Of important note, the Tesla you buy today may not be the Tesla you need at a future point in time. For instance, the investment risk model that’s appropriate during the asset accumulation (working) phase of your life may be fundamentally different than the one you need during decumulation (retirement). A viable risk planning strategy is to accumulate to the point that an assumed “low risk” return on a portion of your asset base (including Social Security, defined benefit pensions, annuities, etc.) covers your essential retirement expenses, assumed inflation, and taxes, with the residual allocated to “high risk.” Prior to that point, an aggressive risk profile across the asset base, paired with a savings strategy, may be appropriate to grow the nest egg to an acceptable level. Thus, allocation of investment risk is a living, breathing exercise that requires regular analysis, especially as you approach and achieve major financial goals or life circumstances change.

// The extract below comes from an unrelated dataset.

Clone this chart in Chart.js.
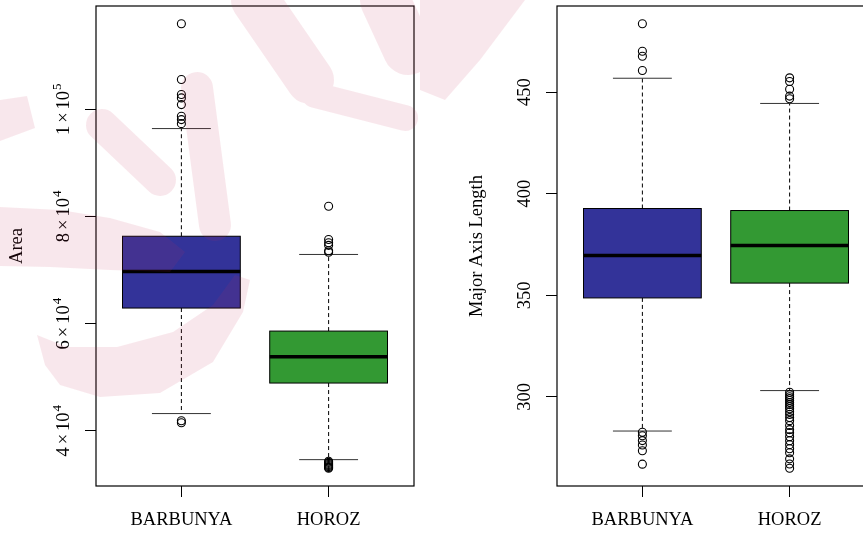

Elon Musk built Tesla, Inc., into a car (and energy/storage) company that has more equity value than competitors that produce 100 times as many cars. It did so by tailoring each car to its customers’ needs based on their input, gaining their buy-in during the configuration process, and retaining it through superior manufacturing, maintenance and service offerings. Use this paradigm when thinking through your financial life. Know that the goals you achieve are based on the goals that you design; make sure your circumstances drive the design, and be an active participant and decision maker in that process. Choose an advisor with an assembly plant that has a robust investment risk model as the manufacturing equipment and a maintenance and service offering that makes necessary changes and updates with minimal inconvenience to you. Finally, make sure to assess your “car” needs at inflection points in your life, especially around retirement and other financial goals. In short, go order and own a Tesla: it’s the best financial blueprint out there.